Execute the following statement in the development function:

SHOW GRANTS TO USER developer;

The results are as follows:

3.7 Team Member Login to the System

After completing the above operations, both the developer and analyst users can log in to Lakehouse and have the corresponding permissions to perform data development or queries. Below, we will use the developer user to log in to the system.

Return to the Singdata login page https://accounts.singdata.com/login, and sequentially enter the account name, username, and password. The account name is provided after the account registration is successful and can be obtained from the URL after any user of the account logs in.

Now, use the developer user to log in at the .accounts.clickzetta.com/login URL, and click the "Enter" service instance button under the "Lakehouse" product to enter the Lakehouse service instance.

3.8 Team Member Writing Development Tasks

After the developer user logs in, go to the "Development" page in the left menu.
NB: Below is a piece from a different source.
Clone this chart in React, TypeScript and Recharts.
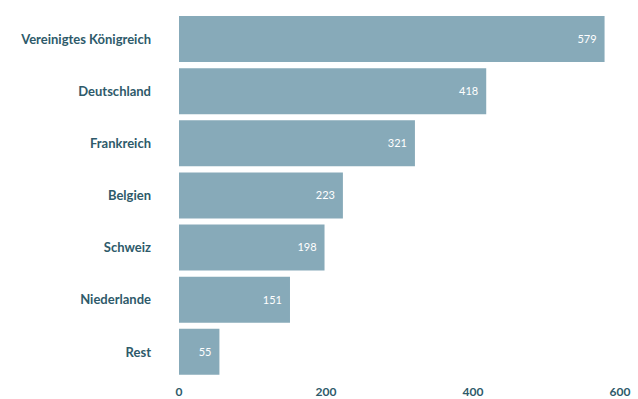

Since the current developer user has only joined the dev_environment workspace, there is no need to switch workspaces. If multiple workspaces are joined, you can switch to the required workspace for development in the upper right corner.

Click the "+" to create a new SQL script in the "Development" function, and write a query statement to query the data in the stg.employees table.

select * from stg.employees limit 10;

Click the "Save" button to save the task code, and the "Schedule" button to open the schedule configuration popup.

In the popup, configure the scheduling task's cycle, rerun method, and other information, then click the "OK" button to complete the scheduling configuration operation for the task.

After successfully configuring the schedule, the "Submit" button becomes clickable. After clicking "Submit," the task is submitted for periodic scheduling.

The above completes the process from creating a user, authorizing, to using the new user to develop SQL tasks and submitting them for periodic scheduling.